Presenter of 1 Presentation
Antibody-Based Therapy of MDS
Abstract
Abstract Body
Among novel classes of therapeutics for myelodysplastic syndromes (MDS), there are an increasing number that utilize antibodies to elicit an anti-tumor effect, either by engaging malignancy-specific targets or by activating other cellular mediators of disease response. There are a number of ways that antibodies can be modified for therapeutic gain, including conjugation of a chemotherapeutic for targeted delivery, the use of specific IgG subtype constructs to yield different biological impacts, and the utilization of various components including the Fc region in drug design.
Humanized antibodies that target novel immune checkpoints are currently under investigation for the treatment of MDS, including therapies that target the T-cell immunoglobulin and mucin containing-3 (TIM-3) receptor, and CD47 or integrin associated protein.
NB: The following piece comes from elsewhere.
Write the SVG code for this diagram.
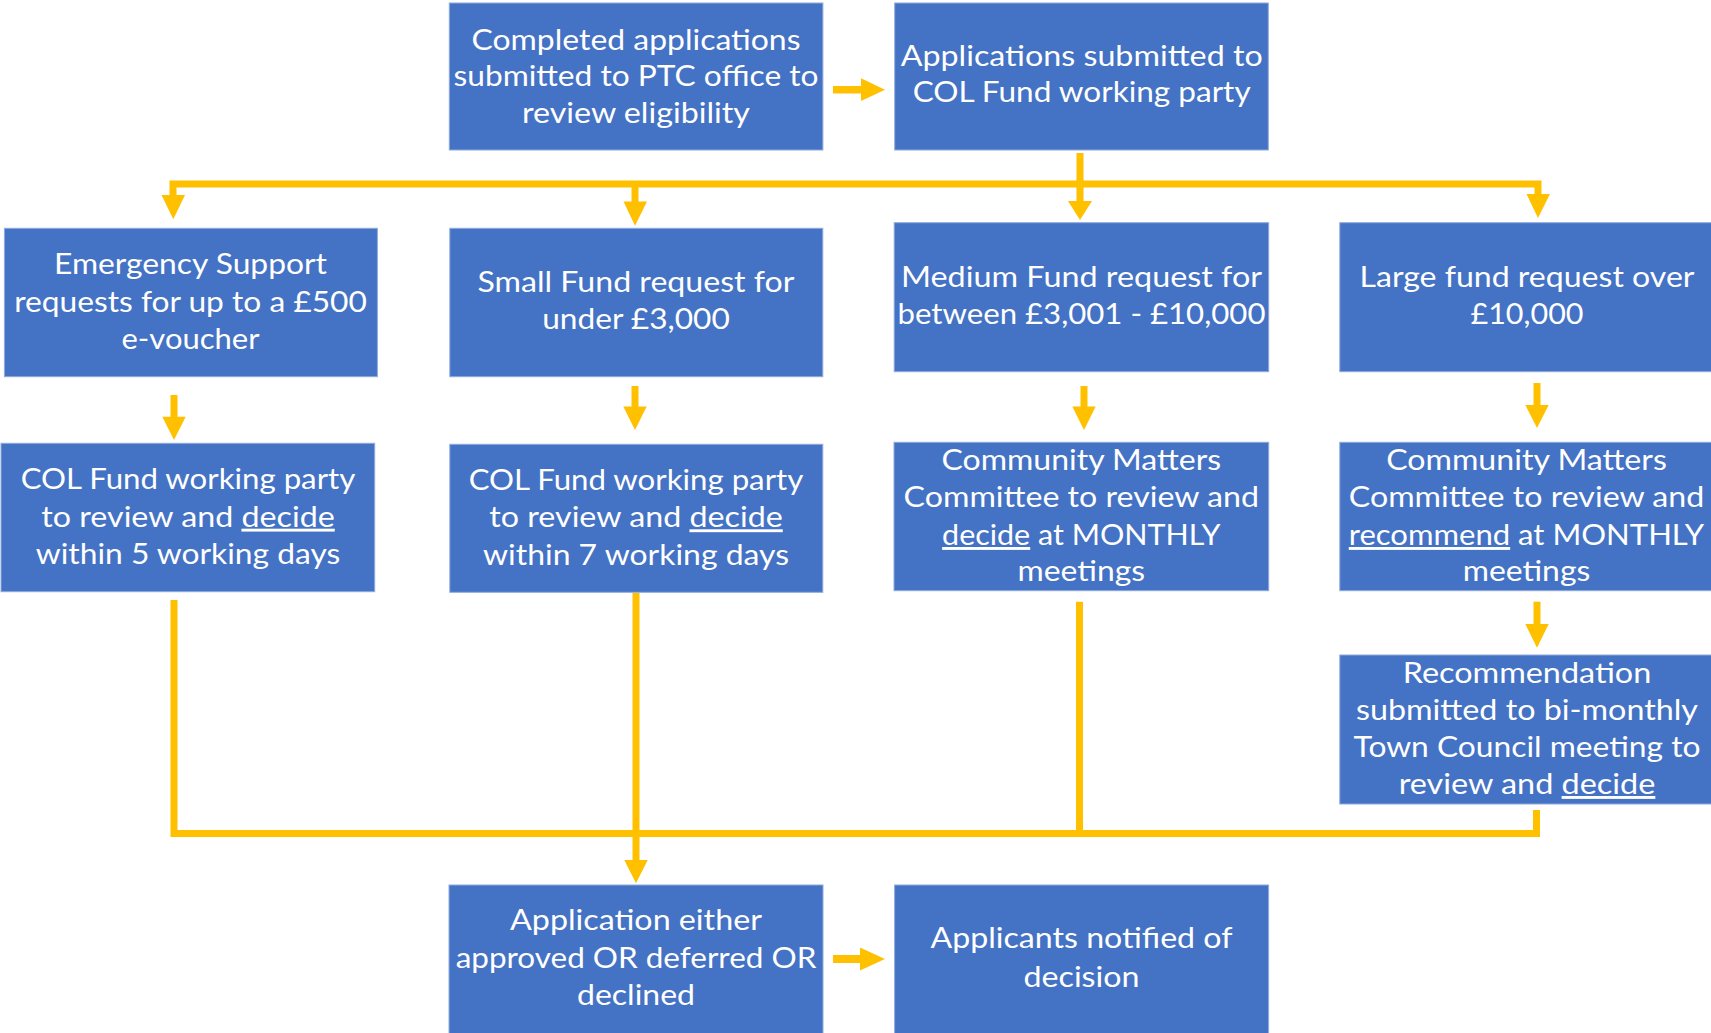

Immune checkpoint inhibition has been evaluated in other malignancies, notably in solid tumors where the use of PD-1 and CTLA-4 directed antibodies have altered the treatment landscape; to date, therapies targeting PD-1 and CTLA-4 have had less clear impact in hematologic malignancies. CD47 is overexpressed on cancer cells, including on MDS progenitors. CD-47 on tumor cells interacts with signal regulatory protein α (SIRPα) on macrophages to inhibit anti-tumor phagocytosis; anti-CD47 antibodies interfere with this interaction, permitting tumor cell phagocytosis. Magrolimab is an anti-CD47 antibody which is currently in late stage development in MDS; it has been combined with azacitidine based on preclinical data suggesting synergistic activity and is currently being studied in the phase III ENHANCE study comparing azacitidine to azacitidine+magrolimab. Another novel immune target is TIM-3, which is expressed on immune effector cells including T-cells and NK cells, and acts as a negative regulatory immune checkpoint. TIM-3 is also aberrantly expressed on MDS blasts, and may serve a role in autocrine self-renewal of this malignant progenitor population via binding to its ligand, galectin-9. Sabatolimab is an anti-TIM-3 antibody currently being studied in MDS in the phase III STIMULUS trial, comparing azacitidine+placebo to azacitidine+sabatolimab.
Other therapeutics utilize characteristics of antibodies in order to deliver a drug or bind to specific ligands. Luspatercept is a fusion protein which incorporates the Fc portion of the IgG heavy chain, fused to a modified extracellular domain of the activin receptor type IIB (ActRIIB). ActRIIB interacts with ligands from the TGF-β superfamily; when these ligands bind to ActRIIB on the cell surface they activate the SMAD2/3 signaling pathway. The Fc domain fusion permits circulation of this modified ligand “trap” which in turn enhances late stage erythropoiesis in MDS as well as in other anemias. Antibodies can also serve to deliver therapeutics directly to cells based on a target such as CD33 or CD123. There are a number of antibody-drug conjugates currently under investigation in MDS, which may allow for selective targeting of MDS progenitors and relative sparing of healthy stem cells.
Together, antibody-based therapies represent a promising new therapeutic area in MDS. This abstract will review the current landscape of antibody-based therapeutics in MDS, including data for their use to target immune checkpoints, cancer-specific ligands, and also as part of ligand traps for relevant signaling pathways that are overactive in MDS.